The online home of John Pollard

Total Remote Working

I’m now doing almost all of my computing remotely (and “device independently”), so I thought I’d share what I’ve done and a few roadblocks I had to avoid along the way.

Accessing my Mac remotely

My first attempt to access my Mac Mini from outside my home was via VNC and the built-in screen sharing (plus No-IP and opening up a few ports on my router). This worked just about OK, but all of the VNC clients I found were all a bit useless.

Now I’ve switched to using LogMeIn, which has proved pretty good so far. There is a nice native client on my iPad, plus a Chrome extension for access on any PC.

Windows VM on Azure

One of the excuses I used to buy my new iPad Mini was to save me taking both a Kindle and my personal PC laptop on the road.

However I still need PC access for a few ASP.Net sites I do the odd bit of work on now and again, so I’ve setup a Windows VM on Azure using the credits I get from my MSDN subscription.

It’s running Windows Server 2008 so setting it up with everything I needed was a little fiddly …

Setting up Google Drive on an Azure VM

I keep a backup of my business documents and a few Excel spreadsheets on Google Drive, so need access to them via a PC. However I just couldn’t get the Google Drive Windows client working on the Win2K8 VM.

The solution was found in this discussion group, where it turns out you need to install the x86 Microsoft Visual C++ 2008 SP1 Redistributable Package - even though the servers are amd64 machines for the Google Drive client to work

Access on 64 bit machine via IIS

One of my really old sites still uses an Access database to hold the data (yes I know!), but it turns out there are no native 64 bit drivers for Access.

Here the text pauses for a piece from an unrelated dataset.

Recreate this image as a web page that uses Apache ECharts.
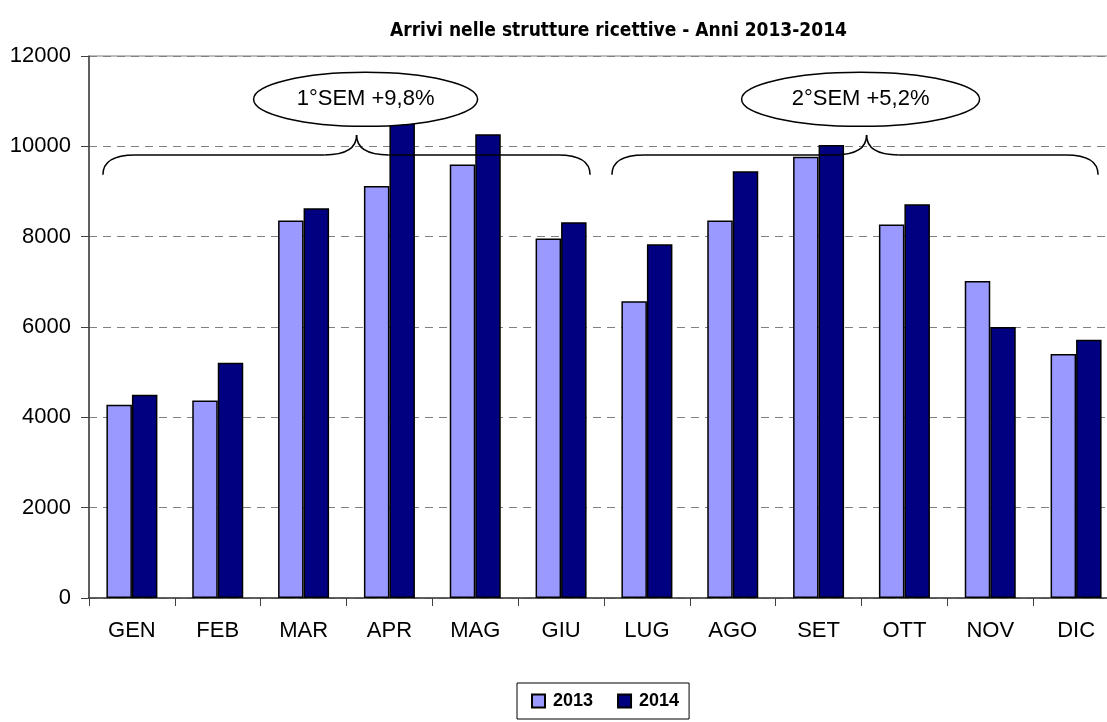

As explained on this page, the solution is to set the Application Pool to enable 32-bit applications, and all is right in this old fashioned world!

Doing everything in the cloud?

I’m pretty happy with almost always using my small but high-resolution iPad Mini to do the odd bit of development when away from home. The iOS Remote Desktop client is truly excellent (as is the MacOS one), and the times when I’m opening up my Windows laptop are less and less.

I’m thinking off possibly getting a small bluetooth keyboard - as extended typing on the the screen is pretty painful - but other than that it’s working surprisingly well.

Storing most of my data across a combination of DropBox, Google Drive and SkyDrive, code in Git at BitBucket and Github, and any odd notes in Evernote, really means I can now be pretty platform agnostic for most tasks, both on where the work is being done and the screen I’m viewing it on.